There’s no easy path to who should rule over this revenue, as there rarely is anyway with local-central financial relations in China. But officials are being attentive, and holding the important local conversations. They aren't talking about impending collapse and neither should anyone else. Even if these are not the same discussions that dominate foreign news coverage of China’s economy, they are coming from the officials themselves. It behooves all to give a listen.

[1] Commentators almost never note that their projections are often based upon figures that Chinese officials themselves see as suspect.


  1. About the translation of "legitimacy and rationality [合法性和合理性]" above, I'm wondering if you could please elaborate more about the choice of translated words. Sometimes I see "合法性" used in situations that seemed more suitable to be translated into "legality" and "合理性" used in situations that suggest legitimacy. I understand that there are some confusion in the use of "合法性" with some using it to mean legality and others meaning legitimacy.
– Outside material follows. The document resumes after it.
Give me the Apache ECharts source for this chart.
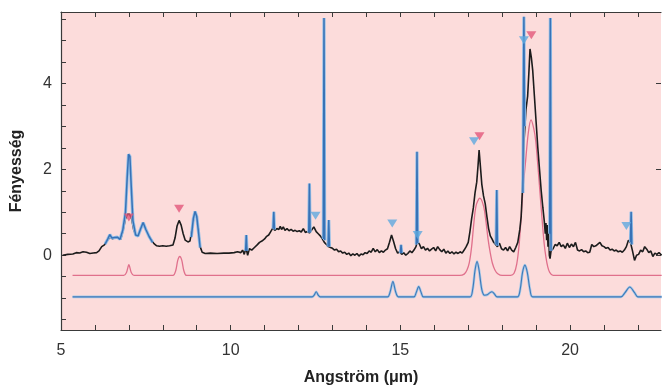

    In this situation whereby the deputy head used the two terms "合法性和合理性", would it be more relevant/suitable to translate as "improve the legality and legitimacy"?

  2. Many thanks for your comment. Your question is an excellent one, I think, as it's challenging to find an appropriate translation with terms that in the Chinese political context are so different from how they would appear to an English-reading audience, and liable to misread. For example, when the latter group reads "legitimacy" [合法性], there's a tendency to think that Chinese officials are concerned about appearing illegitimate to the public--which isn't the case at all. Chinese political discourse is so specifically Chinese much of the time, as I'm sure you know.

    The reason for using "legitimacy and rationality" in this instance is to impart the sense that government officials themselves have conveyed when asked: that 合法性和合理性 means that there's a need to determine who shall be the competent authority to manage this issue, and to make sure that choices that are made are done in a consistent and 'scientific' manner.

    With that in mind, one could change the translation to "legal authority and objectivity". The problem I see is that makes the issue one of legality whereas I see officials here as viewing it more as administrative, in the sense that it's more of a matter of who gets to decide when the situation is new and regulations and directions lag.

    At the same time, these types of translation issues are open questions, often without clear answers.

    Thanks again for your input and suggestions; both are much appreciated. Please feel free to follow up with this issue with this post and others where there may be differences of view and interpretation (in all senses).

  3. Thank you for your clarification.

    I have to admit, while being able to read Chinese, I too belong to the category of "English-reading audience" that tries to find corresponding concepts in English while reading in Chinese (and Chinese political context).

    In the case of "legitimacy", I was thinking about officials shoring up system support rather than concerns about appearing (il)legitimate to the public. Hence in the article, the deputy head highlighted "广大群众的利益需求","群众对政府工作的满意度" and using the funds in "人民群众关心、关注的事情上". All very populist sounding soundbites that would not be out of place for any politician needing to win an election.

    I look forward to more great insights from you in the future.

  4. I agree that "system support" is one good way to think about how politics operates here locally, especially getting people within the government system to support the course of public policy decided upon here, or in Beijing. Your comments have provided reasons to think how best to conceptualise these matters.

    Thanks for your interpretation, as well as for the very kind words.